Update about the Python side of things:

(1) the payload is very likely correct

are very very confident that the output of composeCall is correct.

(2) transaction signing MUST happen outside of their library:

signing the composed calls remains off-scope for this project and we will not (cannot) dedicate any resources on this just now. ... may happen in the next few months.

See https://github.com/polkascan/py-substrate-interface/issues/9#issuecomment-597251575

The "may happen in the next few months" is too late for me. And paritytech will probably want to also support other programming languages - e.g. Python - anyways, right?


So please consider to (a) fix the above bug (b) write a manual chapter for Pythonians, OR (c) suggest a 2nd way how in Python (or ANY other language but rust+JS) ... to sign transactions that were generated as such compose_call() results.

Thanks.

drandreaskrueger commented 4 years ago

Surprising outcome:

"Today we learned from Parity Technologies that subkey sign-transaction has not been maintain over a year and we were recommended not to use this option of subkey" (source)


So, no fast rust.

But JS comes to the rescue - a dockerized PolkadotJS wrapper, (performs ~0.6 TPS, but)
IT WORKS. Hooray, and thanks a lot!

See https://riot.im/app/#/room/#polkadot-watercooler:matrix.org/$1583872648119884vTGxz:matrix.parity.io

Great! We have a workaround now, to sign transactions generated in Python, yeehah.


P.S.: Added later. Done multithreading experiments (on an Intel-i5-7th-generation-CPU)
--> I could achieve approx 1.22 TPS with 4 or 6 or 8 multithreading workers, and then after a few more experiments, with 50 threads for 50 signatures I got to 1.27 TPS, and then finally, with 20 threads to solve 20 signatures concurrently, the best value was ...

--> 1.327 TPS

(no that is not 1327 TPS - but about 80 transactions in 60 seconds)

Only for signing. Not composing the extrinsic, mining it into the chain, etc.

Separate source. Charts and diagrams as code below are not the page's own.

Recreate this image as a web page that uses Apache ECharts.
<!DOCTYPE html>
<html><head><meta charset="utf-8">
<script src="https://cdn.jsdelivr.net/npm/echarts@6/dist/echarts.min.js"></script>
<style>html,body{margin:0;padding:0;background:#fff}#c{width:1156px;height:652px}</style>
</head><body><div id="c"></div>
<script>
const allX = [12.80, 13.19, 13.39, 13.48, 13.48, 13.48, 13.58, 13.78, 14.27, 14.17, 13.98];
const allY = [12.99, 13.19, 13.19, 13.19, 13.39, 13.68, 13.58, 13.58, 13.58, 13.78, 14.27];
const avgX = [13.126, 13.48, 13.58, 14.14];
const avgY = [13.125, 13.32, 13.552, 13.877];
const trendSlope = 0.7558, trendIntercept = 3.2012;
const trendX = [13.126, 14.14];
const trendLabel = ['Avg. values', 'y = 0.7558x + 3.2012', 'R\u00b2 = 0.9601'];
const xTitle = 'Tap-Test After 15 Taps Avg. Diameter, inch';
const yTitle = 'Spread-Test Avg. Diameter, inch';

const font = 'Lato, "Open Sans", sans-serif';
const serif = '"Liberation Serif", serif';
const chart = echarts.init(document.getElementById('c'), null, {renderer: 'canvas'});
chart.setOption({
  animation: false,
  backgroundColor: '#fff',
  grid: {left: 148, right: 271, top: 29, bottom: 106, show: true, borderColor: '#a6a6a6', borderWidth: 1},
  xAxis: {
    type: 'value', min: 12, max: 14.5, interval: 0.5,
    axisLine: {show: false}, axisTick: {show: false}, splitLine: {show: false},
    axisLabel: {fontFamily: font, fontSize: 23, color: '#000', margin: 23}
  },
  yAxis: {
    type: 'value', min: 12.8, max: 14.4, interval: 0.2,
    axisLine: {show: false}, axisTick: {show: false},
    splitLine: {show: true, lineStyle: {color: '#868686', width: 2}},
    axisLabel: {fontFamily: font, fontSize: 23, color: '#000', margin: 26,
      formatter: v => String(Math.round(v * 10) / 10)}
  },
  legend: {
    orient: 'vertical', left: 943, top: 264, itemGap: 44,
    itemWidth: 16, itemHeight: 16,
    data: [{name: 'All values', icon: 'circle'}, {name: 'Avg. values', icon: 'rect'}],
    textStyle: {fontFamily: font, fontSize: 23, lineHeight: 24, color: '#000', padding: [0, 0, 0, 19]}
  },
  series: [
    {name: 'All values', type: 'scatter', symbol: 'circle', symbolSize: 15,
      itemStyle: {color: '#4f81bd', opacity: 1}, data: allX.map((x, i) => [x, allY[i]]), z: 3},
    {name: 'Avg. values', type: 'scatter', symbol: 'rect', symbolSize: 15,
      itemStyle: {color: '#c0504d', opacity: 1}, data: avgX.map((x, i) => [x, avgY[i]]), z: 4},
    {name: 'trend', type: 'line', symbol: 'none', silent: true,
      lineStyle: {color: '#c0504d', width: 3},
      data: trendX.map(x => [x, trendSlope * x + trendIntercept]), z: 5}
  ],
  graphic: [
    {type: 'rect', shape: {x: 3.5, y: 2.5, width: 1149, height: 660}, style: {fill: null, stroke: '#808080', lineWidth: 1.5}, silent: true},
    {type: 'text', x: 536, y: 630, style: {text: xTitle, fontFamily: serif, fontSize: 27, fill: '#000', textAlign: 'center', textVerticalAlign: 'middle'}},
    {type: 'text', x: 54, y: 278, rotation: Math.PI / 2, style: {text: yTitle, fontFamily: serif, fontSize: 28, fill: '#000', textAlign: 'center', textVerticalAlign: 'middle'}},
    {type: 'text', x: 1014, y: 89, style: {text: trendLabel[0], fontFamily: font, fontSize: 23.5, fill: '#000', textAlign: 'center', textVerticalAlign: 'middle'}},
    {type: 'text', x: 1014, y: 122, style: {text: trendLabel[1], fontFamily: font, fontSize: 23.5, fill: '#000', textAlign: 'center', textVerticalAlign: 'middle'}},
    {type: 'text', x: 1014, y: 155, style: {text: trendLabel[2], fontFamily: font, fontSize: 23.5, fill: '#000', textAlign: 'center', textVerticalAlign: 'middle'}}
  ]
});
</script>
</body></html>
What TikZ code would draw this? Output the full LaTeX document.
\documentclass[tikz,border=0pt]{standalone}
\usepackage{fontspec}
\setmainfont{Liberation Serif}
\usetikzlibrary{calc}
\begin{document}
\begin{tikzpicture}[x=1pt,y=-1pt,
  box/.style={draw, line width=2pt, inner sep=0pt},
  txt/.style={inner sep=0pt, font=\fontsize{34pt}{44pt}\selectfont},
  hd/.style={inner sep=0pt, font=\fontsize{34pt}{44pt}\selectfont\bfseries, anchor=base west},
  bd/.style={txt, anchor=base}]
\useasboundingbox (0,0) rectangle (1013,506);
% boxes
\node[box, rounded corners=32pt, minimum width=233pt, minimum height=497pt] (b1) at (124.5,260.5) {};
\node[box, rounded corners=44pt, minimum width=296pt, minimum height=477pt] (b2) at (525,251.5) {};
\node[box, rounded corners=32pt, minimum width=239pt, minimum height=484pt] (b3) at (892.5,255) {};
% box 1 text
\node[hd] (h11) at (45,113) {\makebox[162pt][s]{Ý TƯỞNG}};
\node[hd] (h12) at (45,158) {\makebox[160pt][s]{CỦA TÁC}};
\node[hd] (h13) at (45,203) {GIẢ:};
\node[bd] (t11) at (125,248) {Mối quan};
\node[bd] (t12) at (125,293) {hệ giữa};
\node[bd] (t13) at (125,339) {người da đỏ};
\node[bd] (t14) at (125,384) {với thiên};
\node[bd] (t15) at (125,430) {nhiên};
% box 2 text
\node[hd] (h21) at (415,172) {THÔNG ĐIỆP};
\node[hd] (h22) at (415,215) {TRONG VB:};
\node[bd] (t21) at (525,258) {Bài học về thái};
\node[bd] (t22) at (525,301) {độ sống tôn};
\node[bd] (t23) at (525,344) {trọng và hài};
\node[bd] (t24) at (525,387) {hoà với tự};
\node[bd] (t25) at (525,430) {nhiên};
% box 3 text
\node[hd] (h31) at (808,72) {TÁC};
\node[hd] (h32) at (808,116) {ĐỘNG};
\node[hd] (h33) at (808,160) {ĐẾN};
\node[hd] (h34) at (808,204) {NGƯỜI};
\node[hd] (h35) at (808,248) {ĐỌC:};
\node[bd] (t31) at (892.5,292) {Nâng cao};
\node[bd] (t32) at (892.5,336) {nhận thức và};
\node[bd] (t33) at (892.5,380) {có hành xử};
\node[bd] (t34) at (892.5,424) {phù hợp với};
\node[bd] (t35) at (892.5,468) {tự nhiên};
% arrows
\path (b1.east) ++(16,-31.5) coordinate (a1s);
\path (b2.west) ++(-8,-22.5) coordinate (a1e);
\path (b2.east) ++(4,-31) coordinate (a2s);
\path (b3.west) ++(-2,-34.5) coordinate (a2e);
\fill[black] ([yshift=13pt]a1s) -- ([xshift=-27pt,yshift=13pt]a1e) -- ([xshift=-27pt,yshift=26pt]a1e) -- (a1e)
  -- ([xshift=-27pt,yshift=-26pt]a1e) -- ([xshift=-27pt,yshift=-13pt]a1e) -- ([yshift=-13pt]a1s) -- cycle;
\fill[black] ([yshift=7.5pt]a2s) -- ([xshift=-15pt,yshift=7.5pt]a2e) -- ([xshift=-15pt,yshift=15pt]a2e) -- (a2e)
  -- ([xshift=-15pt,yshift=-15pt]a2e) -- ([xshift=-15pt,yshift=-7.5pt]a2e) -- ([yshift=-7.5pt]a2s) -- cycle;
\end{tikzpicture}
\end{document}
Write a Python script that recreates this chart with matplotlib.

So ... I herewith recommend to repair subkey sign-transaction instead. Rust fast, no?

drandreaskrueger commented 4 years ago

Which is the official RPC endpoints documentation (that is valid for the current stable version of substrate / node-template), incl. the scale codec instructions for the parameters of that RPC endpoint? Anyone? Thanks. --> https://github.com/polkascan/py-substrate-interface/issues/10#issuecomment-597737201

drandreaskrueger commented 4 years ago

workaround, ctd.:

Very useful information:

Thanks a lot to Joe!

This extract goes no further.